If you grew up going to church, you probably watched a lot of Christian video series. Some were great, like Veggie Tales, but other series were downright strange, following the footsteps of the creepiest Christian education videos for kids. Video series tried to create characters that could best illustrate the moral lessons producers wanted to convey in their work. However, such efforts led to shallow developments and bizarre situations, resulting in lots of Christian video series being relegated to the dusty top shelves of church libraries everywhere.
If you dig through your old stacks of VHS tapes, you may find a few of these strange video series that you watched in Sunday School while your parents were at church services. Now that you've got a few years under your belt, you'll also realize that a few of them were seriously weird and whacky. Check out this list of Christian video series that had some absurd stories and hilarious premises, and vote up the strangest ones.
Stand back, Avengers, the greatest superhero of all time is here to… Use his lightsaber on the bad guys? What? Bibleman started as a ridiculously low budget direct-to-VHS series where you only got one episode at a time. It centered on Bibleman, a purple and yellow colored hero, who worked tirelessly to stop evil villains from getting kids to turn away from God. Sometimes, the bad guys's plans would involve destroying the city, but Bibleman was always more concerned with getting the kids on the right path.
He also used a lightsab - oops, the “sword of the spirit.” Bibleman could totally own Kylo Ren, right? The series ran for five seasons until 2010 and is being relaunched in animated form.
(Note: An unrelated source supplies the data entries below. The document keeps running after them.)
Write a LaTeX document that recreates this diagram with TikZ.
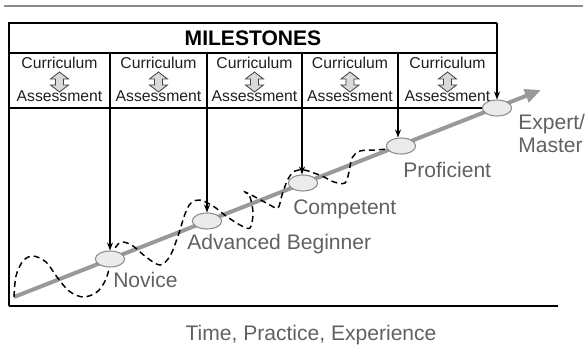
\documentclass[tikz,border=0pt]{standalone}
\usepackage{fontspec}
\setmainfont{Liberation Sans}
\usetikzlibrary{arrows.meta,shapes.geometric}

\begin{document}
\begin{tikzpicture}[x=0.75pt,y=0.75pt,yscale=-1,xscale=1,
  stage/.style={ellipse,draw=black!45,fill=black!8,line width=0.8pt,minimum width=22pt,minimum height=12pt,inner sep=0pt},
  lbl/.style={anchor=base west,inner sep=0pt,text=black!62,font=\fontsize{15.8}{17.3}\selectfont},
  cell/.style={anchor=base,inner sep=0pt,text=black!88,font=\fontsize{11.8}{13}\selectfont},
  drop/.style={-{Stealth[length=6pt,width=4.5pt]},line width=0.9pt},
  updown/.style={fill=black!15,draw=black!75,line width=0.6pt}]
\useasboundingbox (0,0) rectangle (586,346);

%Top rule
\draw[black!45,line width=2pt] (4,6) -- (583,6);

%Table and frame
\draw[line width=1pt] (9,306) -- (9,23) -- (497,23);
\draw[line width=1pt] (9,53) -- (497,53);
\draw[line width=1pt] (9,108) -- (497,108);
\draw[line width=1pt] (9,306) -- (558,306);

% Text Node
\node[anchor=base,inner sep=0pt,font=\fontsize{15.8}{18}\selectfont\bfseries] (title) at (253,45.5) {MILESTONES};

%Cells
\foreach \cx [count=\i] in {59.5,158.5,254.5,350,447.5} {
  \node[cell] (cur\i) at (\cx,68.5) {Curriculum};
  \node[cell] (ass\i) at (\cx,101.6) {Assessment};
  \draw[updown] (\cx,72) -- ++(9,7) -- ++(-5,0) -- ++(0,6) -- ++(5,0) -- ++(-9,7)
    -- ++(-9,-7) -- ++(5,0) -- ++(0,-6) -- ++(-5,0) -- cycle;
}

%Progress line
\coordinate (start) at (14,297);
\coordinate (tip) at (541,90);
\draw[black!40,line width=3pt,-{Triangle[length=12pt,width=10pt]}] (start) -- (tip);

%Wavy path
\draw[dashed,dash pattern=on 4.5pt off 3pt,line width=1.1pt] plot[smooth,tension=0.55] coordinates {
  (14,297) (16,276) (23,261) (33,256) (46,262) (57,277) (69,291) (83,297) (97,292)
  (106,279) (111,261) (115,248) (122,242) (133,246) (146,257) (160,265) (170,256)
  (178,236) (185,214) (191,203) (200,200) (213,206) (226,216) (240,225) (250,228)
  (253,213) (250,197) (245,192) (257,198) (270,205) (278,208) (282,195) (288,179)
  (295,171) (304,170) (314,173) (324,177) (334,182) (345,183) (349,172) (352,158)
  (360,151) (375,150) (388,149)};

%Stages
\node[stage] (nov) at (110,259) {};
\node[stage] (adv) at (207,221) {};
\node[stage] (com) at (303,183) {};
\node[stage] (pro) at (401,146) {};
\node[stage] (exp) at (497,108) {};

%Milestone arrows
\coordinate (d1) at (110,53);
\coordinate (d2) at (207,53);
\coordinate (d3) at (302,53);
\coordinate (d4) at (398,53);
\coordinate (d5) at (497,23);
\draw[drop] (d1) -- (d1 |- nov.north);
\draw[drop] (d2) -- (d2 |- adv.north);
\draw[drop] (d3) -- (d3 |- com.north);
\draw[drop] (d4) -- (d4 |- pro.north);
\draw[drop] (d5) -- (d5 |- exp.north);

% Text Node
\node[lbl] (novt) at (113,287.5) {Novice};
\node[lbl] (advt) at (187,249.5) {Advanced Beginner};
\node[lbl] (comt) at (293,214.5) {Competent};
\node[lbl] (prot) at (403,177.5) {Proficient};
\node[lbl] (expt) at (518,129.5) {Expert/};
\node[lbl] (mast) at (518,152.5) {Master};
\node[lbl,anchor=base] (axis) at (311,340) {Time, Practice, Experience};

\end{tikzpicture}
\end{document}
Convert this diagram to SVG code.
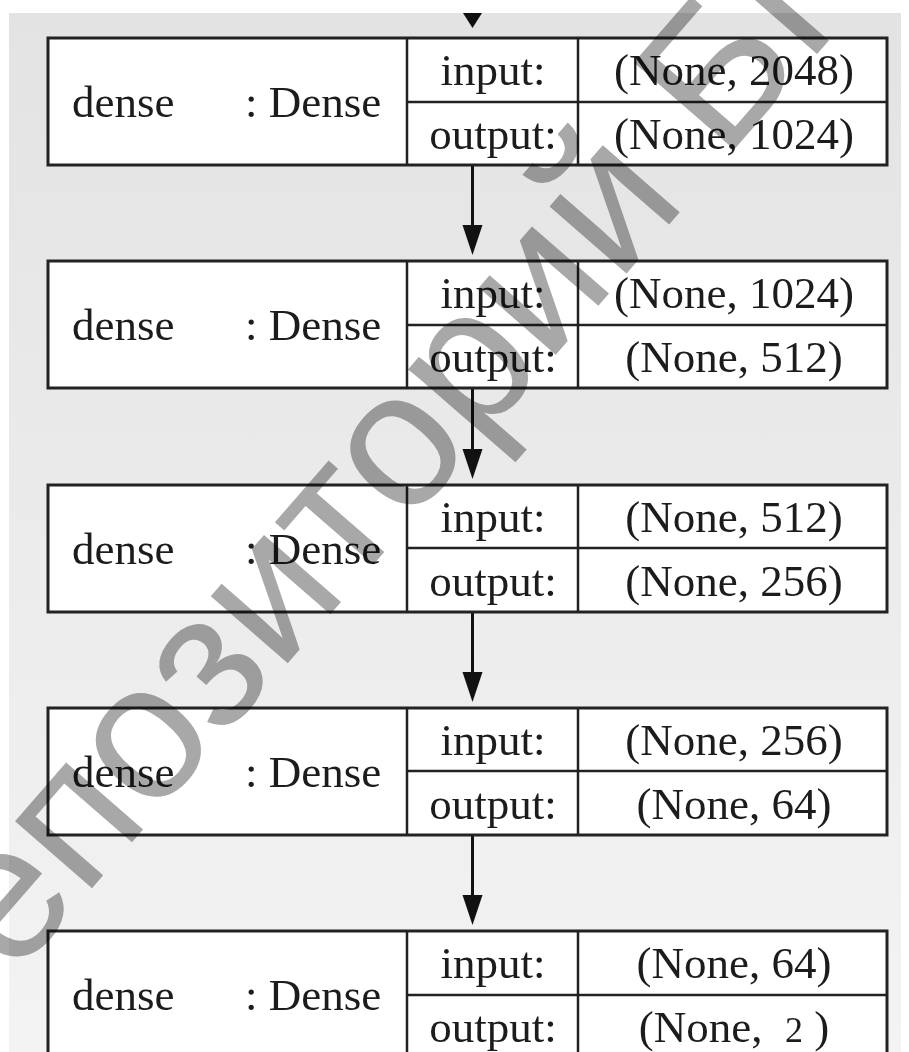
<svg xmlns="http://www.w3.org/2000/svg" width="909" height="1052" viewBox="0 0 909 1052">
<defs>
<linearGradient id="bg" x1="0" y1="0" x2="0" y2="1">
<stop offset="0" stop-color="#e3e3e3"/>
<stop offset="1" stop-color="#f3f3f3"/>
</linearGradient>
<style>
.box{fill:#fff;stroke:#222;stroke-width:3}
.ln{stroke:#222;stroke-width:2.5;fill:none}
.t{font-family:"Liberation Serif","Times New Roman",serif;font-size:45px;fill:#1c1c1c}
.m{text-anchor:middle}
.conn{stroke:#111;stroke-width:3;fill:none}
.head{fill:#111}
.wm{font-family:"Liberation Sans",Arial,sans-serif;font-size:193px;fill:#a8a8a8;mix-blend-mode:multiply}
</style>
</defs>
<rect x="0" y="0" width="909" height="1052" fill="#ffffff"/>
<rect x="9" y="13" width="892" height="1039" fill="url(#bg)"/>

<g id="connectors">
<path class="head" d="M463,13 L482,13 L472.5,28 Z"/>
<line class="conn" x1="472.5" y1="165" x2="472.5" y2="226"/>
<path class="head" d="M462.5,225 L482.5,225 L472.5,255 Z"/>
<line class="conn" x1="472.5" y1="388" x2="472.5" y2="450"/>
<path class="head" d="M462.5,449 L482.5,449 L472.5,479 Z"/>
<line class="conn" x1="472.5" y1="612" x2="472.5" y2="673"/>
<path class="head" d="M462.5,672 L482.5,672 L472.5,702 Z"/>
<line class="conn" x1="472.5" y1="835" x2="472.5" y2="896"/>
<path class="head" d="M462.5,895 L482.5,895 L472.5,925 Z"/>
</g>

<g id="node1">
<rect class="box" x="48" y="38" width="839" height="127"/>
<line class="ln" x1="407" y1="38" x2="407" y2="165"/>
<line class="ln" x1="578" y1="38" x2="578" y2="165"/>
<line class="ln" x1="407" y1="102" x2="887" y2="102"/>
<text class="t" x="72" y="117">dense</text>
<text class="t" x="245" y="117">: Dense</text>
<text class="t m" x="493" y="85">input:</text>
<text class="t m" x="493" y="149">output:</text>
<text class="t m" x="734" y="85">(None, 2048)</text>
<text class="t m" x="734" y="149">(None, 1024)</text>
</g>

<g id="node2">
<rect class="box" x="48" y="261" width="839" height="127"/>
<line class="ln" x1="407" y1="261" x2="407" y2="388"/>
<line class="ln" x1="578" y1="261" x2="578" y2="388"/>
<line class="ln" x1="407" y1="325" x2="887" y2="325"/>
<text class="t" x="72" y="340">dense</text>
<text class="t" x="245" y="340">: Dense</text>
<text class="t m" x="493" y="308">input:</text>
<text class="t m" x="493" y="372">output:</text>
<text class="t m" x="734" y="308">(None, 1024)</text>
<text class="t m" x="734" y="372">(None, 512)</text>
</g>

<g id="node3">
<rect class="box" x="48" y="485" width="839" height="127"/>
<line class="ln" x1="407" y1="485" x2="407" y2="612"/>
<line class="ln" x1="578" y1="485" x2="578" y2="612"/>
<line class="ln" x1="407" y1="548" x2="887" y2="548"/>
<text class="t" x="72" y="564">dense</text>
<text class="t" x="245" y="564">: Dense</text>
<text class="t m" x="493" y="532">input:</text>
<text class="t m" x="493" y="596">output:</text>
<text class="t m" x="734" y="532">(None, 512)</text>
<text class="t m" x="734" y="596">(None, 256)</text>
</g>

<g id="node4">
<rect class="box" x="48" y="708" width="839" height="127"/>
<line class="ln" x1="407" y1="708" x2="407" y2="835"/>
<line class="ln" x1="578" y1="708" x2="578" y2="835"/>
<line class="ln" x1="407" y1="771" x2="887" y2="771"/>
<text class="t" x="72" y="787">dense</text>
<text class="t" x="245" y="787">: Dense</text>
<text class="t m" x="493" y="755">input:</text>
<text class="t m" x="493" y="819">output:</text>
<text class="t m" x="734" y="755">(None, 256)</text>
<text class="t m" x="734" y="819">(None, 64)</text>
</g>

<g id="node5">
<rect class="box" x="48" y="931" width="839" height="127"/>
<line class="ln" x1="407" y1="931" x2="407" y2="1058"/>
<line class="ln" x1="578" y1="931" x2="578" y2="1058"/>
<line class="ln" x1="407" y1="995" x2="887" y2="995"/>
<text class="t" x="72" y="1010">dense</text>
<text class="t" x="245" y="1010">: Dense</text>
<text class="t m" x="493" y="978">input:</text>
<text class="t m" x="493" y="1042">output:</text>
<text class="t m" x="734" y="978">(None, 64)</text>
<text class="t m" x="734" y="1042" xml:space="preserve">(None,  <tspan font-size="36">2</tspan> )</text>
</g>

<g id="watermark">
<text class="wm" transform="translate(-66,1070) rotate(-49)">Репозиторий БГУИР</text>
</g>
</svg>
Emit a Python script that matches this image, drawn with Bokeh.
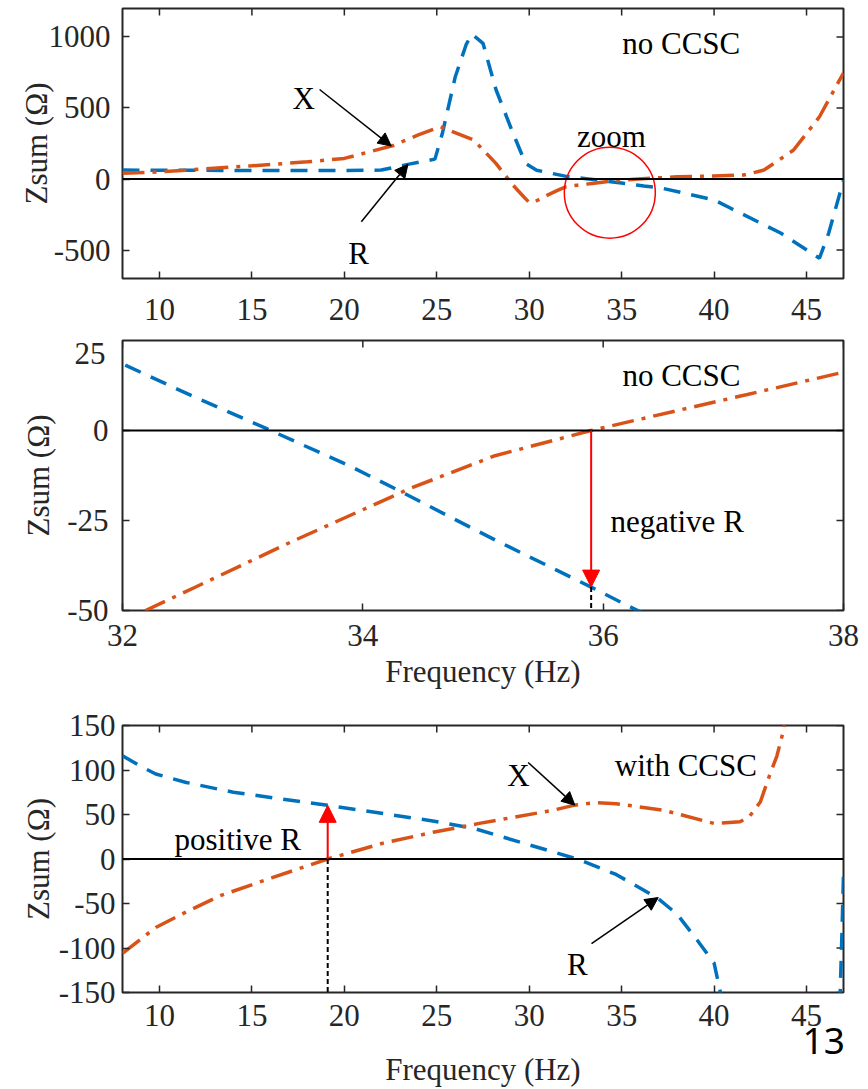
import numpy as np
from bokeh.plotting import figure
from bokeh.layouts import column
from bokeh.models import (Range1d, LinearAxis, FixedTicker, Span, Label, Arrow,
                          NormalHead)
from bokeh.embed import file_html
from bokeh.resources import INLINE

# ---- Zsum without CCSC (Ohm vs Hz) ----
f_R_no = [8, 10, 15, 20, 22, 23.5, 24.9, 25.3, 26.0, 26.6, 26.9, 27.5, 28.2, 29.1,
          29.8, 30.4, 32.0, 32.6, 33.2, 33.9, 34.3, 35.1, 35.9, 36.2, 37.2, 40.0,
          40.9, 43.6, 45.7, 46.2, 47.0]
R_no = [63, 62, 60, 60, 63, 105, 140, 320, 720, 950, 1020, 955, 630, 330,
        110, 62, 18.5, 9.3, 0.5, -10, -16.7, -30.4, -43.5, -48.6, -65, -147,
        -206, -380, -557, -380, -10]

f_X_no = [8, 10, 15, 18, 20, 22.6, 24.0, 25.2, 27.0, 28.2, 29.1, 29.7, 30.0, 30.3,
          30.8, 31.5, 32.0, 32.6, 33.4, 34.4, 35.1, 35.9, 36.6, 37.2, 38.0, 40.0,
          41.6, 42.7, 44.3, 45.7, 46.8, 47.0]
X_no = [40, 50, 93, 121, 145, 234, 310, 368, 274, 110, -40, -125, -165, -160,
        -125, -82, -53, -43.6, -31, -16, -7, 0, 5.4, 10.0, 16.2, 22,
        28, 63, 204, 438, 700, 745]

# ---- Zsum with CCSC ----
f_R_cc = [8, 9.0, 9.8, 11.45, 14.0, 19.1, 24.7, 27.0, 30.0, 32.7, 34.7, 36.9, 38.0,
          39.1, 40.0, 40.5, np.nan, 46.8, 46.92, 47.0]
R_cc = [116, 104, 95.5, 86, 75, 60.3, 43, 34.4, 15.9, -0.7, -17.4, -43.3, -62,
        -91.5, -117, -165, np.nan, -165, -80, -17]

f_X_cc = [8, 9.8, 11.2, 13.25, 16.1, 19.1, 22.1, 24.8, 27.3, 31.3, 32.4, 33.6,
          34.7, 37.25, 40.0, 41.4, 41.9, 42.5, 43.0, 43.4, 43.7, 44.0]
X_cc = [-106, -77, -62, -41.5, -21, 0, 17.8, 30, 40, 54.8, 60.3, 63.3,
        62.2, 54.8, 40, 41.8, 47.4, 64, 94, 116, 140, 175]

# ---- axes ----
xticks_wide = [10, 15, 20, 25, 30, 35, 40, 45]
xticks_zoom = [32, 34, 36, 38]
yticks_top = [-500, 0, 500, 1000]
yticks_mid = [-50, -25, 0, 25]
yticks_bot = [-150, -100, -50, 0, 50, 100, 150]
top_label_y = 21.4          # where the "25" label of the close-up sits
page_number = "13"
page_number_x = 45.93

SERIF = "Liberation Serif"
INK = "#262626"
BLUE = "#0072BD"
ORANGE = "#D95319"
FS = "31px"
R_DASH = "17 11"
X_DASH = "22 8 4 8"
TICK = 7
YLABEL = "Zsum (Ω)"
XLABEL = "Frequency (Hz)"


def style_axis(ax, ticks, standoff, font=SERIF, size=FS, color=INK):
    ax.ticker = FixedTicker(ticks=ticks)
    # plain hyphen for negative tick values
    ax.major_label_overrides = {t: str(t) for t in ticks}
    ax.axis_line_color = None
    ax.major_tick_in = TICK
    ax.major_tick_out = 0
    ax.minor_tick_line_color = None
    ax.major_tick_line_color = INK
    ax.major_tick_line_width = 1.5
    ax.major_label_text_font = font
    ax.major_label_text_font_size = size
    ax.major_label_text_color = color
    ax.major_label_standoff = standoff
    ax.axis_label_text_font = SERIF
    ax.axis_label_text_font_size = FS
    ax.axis_label_text_font_style = "normal"
    ax.axis_label_text_color = INK


def label_only_axis(ticks, standoff, **kw):
    # an axis that carries labels only (no line, no tick marks)
    ax = LinearAxis()
    style_axis(ax, ticks, standoff, **kw)
    ax.major_tick_line_color = None
    ax.major_tick_in = 0
    return ax


def panel(height, xr, yr, xt, yt, top, bottom, x_sd, y_sd):
    p = figure(width=868, height=height, x_range=Range1d(*xr), y_range=Range1d(*yr),
               output_backend="svg", toolbar_location=None,
               min_border_left=122, min_border_right=25,
               min_border_top=top, min_border_bottom=bottom)
    p.xgrid.visible = False
    p.ygrid.visible = False
    p.outline_line_color = INK
    p.outline_line_width = 2
    p.outline_line_alpha = 1
    style_axis(p.xaxis[0], xt, x_sd)
    style_axis(p.yaxis[0], yt, y_sd)
    # inward ticks on the top and right edges (half of each dash is clipped)
    p.scatter(x=xt, y=[yr[1]] * len(xt), marker="dash", angle=np.pi / 2,
              size=2 * TICK, line_color=INK, line_width=1.5)
    p.scatter(x=[xr[1]] * len(yt), y=yt, marker="dash",
              size=2 * TICK, line_color=INK, line_width=1.5)
    p.add_layout(Span(location=0, dimension="width", line_color="black", line_width=2))
    return p


def curves(p, fR, R, fX, X):
    p.line(fR, R, line_color=BLUE, line_width=3.5, line_dash=R_DASH)
    p.line(fX, X, line_color=ORANGE, line_width=3.5, line_dash=X_DASH)


def text(p, x, y, s, align="left"):
    p.add_layout(Label(x=x, y=y, text=s, text_font=SERIF, text_font_size=FS,
                       text_align=align, text_baseline="alphabetic",
                       text_color="black"))


def pointer(p, x0, y0, x1, y1):
    p.add_layout(Arrow(end=NormalHead(size=13, fill_color="black",
                                      line_color="black", line_width=1),
                       x_start=x0, y_start=y0, x_end=x1, y_end=y1,
                       line_color="black", line_width=1.5))


def marker_arrow(p, x, y0, y1, y_floor):
    # red arrow between the zero line and R, black dashed guide to the axis
    p.segment(x0=[x], y0=[min(y0, y1)], x1=[x], y1=[y_floor],
              line_color="black", line_width=2, line_dash="5 3")
    p.add_layout(Arrow(end=NormalHead(size=17, fill_color="red", line_color="red",
                                      line_width=1),
                       x_start=x, y_start=y0, x_end=x, y_end=y1,
                       line_color="red", line_width=2))


# ---- panel 1: wide band, no CCSC ----
p1 = panel(330, (8, 47), (-700, 1200), xticks_wide, yticks_top,
           top=8, bottom=52, x_sd=20, y_sd=12)
p1.yaxis.axis_label = YLABEL
p1.yaxis.axis_label_standoff = -8
curves(p1, f_R_no, R_no, f_X_no, X_no)
p1.scatter(x=[34.36], y=[-96], marker="circle", size=91, fill_color=None,
           line_color="red", line_width=1.5)
text(p1, 35.03, 953, "no CCSC")
text(p1, 34.45, 297, "zoom", align="center")
text(p1, 17.8, 567, "X", align="center")
text(p1, 20.77, -522, "R", align="center")
pointer(p1, 18.66, 630, 22.54, float(np.interp(22.54, f_X_no, X_no)))
pointer(p1, 20.92, -300, 23.44, float(np.interp(23.44, f_R_no, R_no)))

# ---- panel 2: 32-38 Hz close-up, no CCSC ----
p2 = panel(370, (32, 38), (-50, 25), xticks_zoom, yticks_mid[:-1],
           top=10, bottom=90, x_sd=14, y_sd=14)
p2.xaxis.axis_label = XLABEL
p2.xaxis.axis_label_standoff = 5
# the top value is set just below its tick so it stays inside the panel
ax_top_value = label_only_axis([top_label_y], -41)
ax_top_value.major_label_overrides = {top_label_y: str(yticks_mid[-1])}
ax_top_value.axis_label = YLABEL
ax_top_value.axis_label_standoff = 16
p2.add_layout(ax_top_value, "left")
curves(p2, f_R_no, R_no, f_X_no, X_no)
k = f_X_no.index(32.0)
f_zero_no = float(np.interp(0, X_no[k:k + 8], f_X_no[k:k + 8]))
R_at_zero_no = float(np.interp(f_zero_no, f_R_no, R_no))
marker_arrow(p2, f_zero_no, 0, R_at_zero_no, -50)
text(p2, 36.16, 15.3, "no CCSC")
text(p2, 36.06, -25.2, "negative R")

# ---- panel 3: wide band, with CCSC ----
p3 = panel(389, (8, 47), (-150, 150), xticks_wide, yticks_bot,
           top=25, bottom=93, x_sd=12, y_sd=7)
p3.yaxis.axis_label = YLABEL
p3.yaxis.axis_label_standoff = 0
ax_page = label_only_axis([page_number_x], -1, font="Noto Sans", size="37px",
                          color="black")
ax_page.major_label_overrides = {page_number_x: page_number}
ax_page.axis_label = XLABEL
ax_page.axis_label_standoff = -5
p3.add_layout(ax_page, "below")
curves(p3, f_R_cc, R_cc, f_X_cc, X_cc)
f_zero_cc = float(np.interp(0, X_cc[:9], f_X_cc[:9]))
R_at_zero_cc = float(np.interp(f_zero_cc, f_R_cc[:12], R_cc[:12]))
marker_arrow(p3, f_zero_cc, 0, R_at_zero_cc, -150)
text(p3, 34.63, 105.6, "with CCSC")
text(p3, 10.81, 21.5, "positive R")
text(p3, 29.42, 93.7, "X", align="center")
text(p3, 32.6, -119, "R", align="center")
pointer(p3, 29.94, 108.5, 32.47, float(np.interp(32.47, f_X_cc, X_cc)))
pointer(p3, 33.37, -95.2, 36.98, float(np.interp(36.98, f_R_cc[:12], R_cc[:12])))

layout = column(p1, p2, p3)
open("out.html", "w").write(file_html(layout, INLINE))
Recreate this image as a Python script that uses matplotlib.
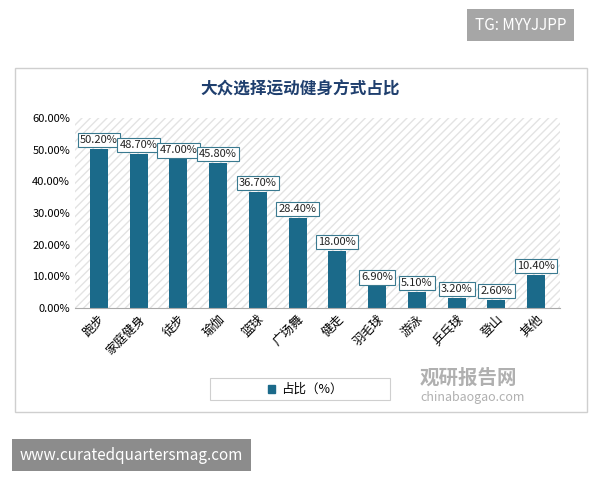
import matplotlib
matplotlib.use("Agg")
import matplotlib.pyplot as plt
from matplotlib.patches import Rectangle

plt.rcParams['font.family'] = ['Noto Sans CJK SC', 'DejaVu Sans']

categories = ["跑步", "家庭健身", "徒步", "瑜伽", "篮球", "广场舞", "健走",
              "羽毛球", "游泳", "乒乓球", "登山", "其他"]
values = [50.2, 48.7, 47.0, 45.8, 36.7, 28.4, 18.0, 6.9, 5.1, 3.2, 2.6, 10.4]
yticks = [0, 10, 20, 30, 40, 50, 60]

bar_color = "#1b6a8a"

fig = plt.figure(figsize=(6, 4.8), dpi=100)
fig.patch.set_facecolor("white")

# outer chart frame
fig.patches.append(Rectangle((15 / 600, 1 - 412 / 480), 572 / 600, 344 / 480,
                             transform=fig.transFigure, fill=False,
                             edgecolor="#cfcfcf", lw=1))

ax = fig.add_axes([75 / 600, 1 - 308 / 480, 485 / 600, 190 / 480])
ax.add_patch(Rectangle((0, 0), 1, 1, transform=ax.transAxes, facecolor="white",
                       hatch="////", edgecolor="#e3e3e3", lw=0, zorder=0))
x = range(len(categories))
ax.bar(x, values, width=0.45, color=bar_color, zorder=2)
for i, v in enumerate(values):
    ax.text(i, v + 1.2, f"{v:.2f}%", ha="center", va="bottom", fontsize=8,
            color="#222222", zorder=3,
            bbox=dict(boxstyle="square,pad=0.2", fc="white", ec="#3a7a90", lw=0.8))
ax.set_ylim(0, 60)
ax.set_xlim(-0.6, len(categories) - 0.4)
ax.set_yticks(yticks)
ax.set_yticklabels([f"{t:.2f}%" for t in yticks], fontsize=8)
ax.set_xticks(list(x))
ax.set_xticklabels(categories, rotation=45, ha="right", rotation_mode="anchor",
                   fontsize=9)
ax.tick_params(length=0)
for s in ["top", "right", "left"]:
    ax.spines[s].set_visible(False)
ax.spines["bottom"].set_color("#aaaaaa")

fig.text(300 / 600, 1 - 90 / 480, "大众选择运动健身方式占比", ha="center",
         va="center", fontsize=12, fontweight="bold", color="#1f3f6e")

# legend box
fig.patches.append(Rectangle((210 / 600, 1 - 400 / 480), 180 / 600, 22 / 480,
                             transform=fig.transFigure, fill=False,
                             edgecolor="#cfcfcf", lw=0.8))
fig.patches.append(Rectangle((268 / 600, 1 - 393 / 480), 7 / 600, 8 / 480,
                             transform=fig.transFigure, color=bar_color))
fig.text(281 / 600, 1 - 389 / 480, "占比（%）", va="center", fontsize=9)

# watermark
fig.text(420 / 600, 1 - 378 / 480, "观研报告网", fontsize=14, fontweight="bold",
         color="#b0b0b0", va="center")
fig.text(420 / 600, 1 - 398 / 480, "chinabaogao.com", fontsize=9,
         color="#b0b0b0", va="center")

# overlay boxes
fig.text(475 / 600, 1 - 25 / 480, "TG: MYYJJPP", fontsize=11, color="white",
         va="center",
         bbox=dict(boxstyle="square,pad=0.5", fc="#a6a6a6", ec="none"))
fig.text(20 / 600, 1 - 455 / 480, "www.curatedquartersmag.com", fontsize=11,
         color="white", va="center",
         bbox=dict(boxstyle="square,pad=0.5", fc="#8c8c8c", ec="none"))

fig.savefig("out.png", dpi=100)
Bibleman also featured a lot of horrible puns. After Bibleman completes his transformation sequence (he puts on the "full armor of God"), his sidekick once said, “Now that’s what I call dressed and confessed.”
Arguably one of the more successful series, McGee and Me! is difficult to track down these days. The series revolved around Nicholas learning moral lessons with his cartoon friend, McGee. A strange thing is that no one ever comments on McGee's existence, and it’s never explained exactly how he came to life. Was it God? Can McGee really be trusted? Can everyone have a cartoon friend?
The series’ production values were high (at least for a direct-to-VHS Christian series), but its morals were sometimes questionable. For example, take “The Blunder Years” episode where Nicholas makes a new friend who wants him to change his whole image. He does this with a pair of sunglasses that somehow activate sweet sax solos and make you feel compelled to wear the most '90s vests imaginable. Sure, Nicholas was being kind of a jerk to his friends, but the way everyone was treating his new look as the worst possible thing ever seemed a bit overblown.
Also, shouldn’t you have more important things to worry about? Like the fact that Nicholas talks to an imaginary cartoon character no one else can see or hear, and that the kid may be in need of some serious help? Oh well, at least the series had some kickin’ '90s power jams.
It isn’t enough to learn lessons about God - you need a group of intergalactic penguins to help! A kid named Jason accidentally smashes a ceramic figure of four penguins in a spaceship that belongs to his mother. Apparently, she’s a space jail warden because those four penguins are real and so is their spaceship! The four shrink the kid and take him on zany adventures to learn moral lessons. The series featured such whacky episodes like “The Amazing Carnival of Complaining,” where the penguins battle against a diabolical interplanetary real estate scheme.
The Christian anime. Back in the '80s, it was decided that the best way to bring the Bible to Japan and reach a large Japanese audience was to create a kids anime. The result of that was Superbook, a time traveling series focused on two kids and their robot encountering all the major bible stories and characters.Time travel problems are thrown out the window, as is the case for many of these series, and the kids blindly interact with history. They even have a sentient robot walking around with them.
The series was animated by the famous Tatsunoko production company, best known for their work on Speed Racer. When it first aired, Superbook reached eight million Japanese viewers and was the third highest rated series in Japan.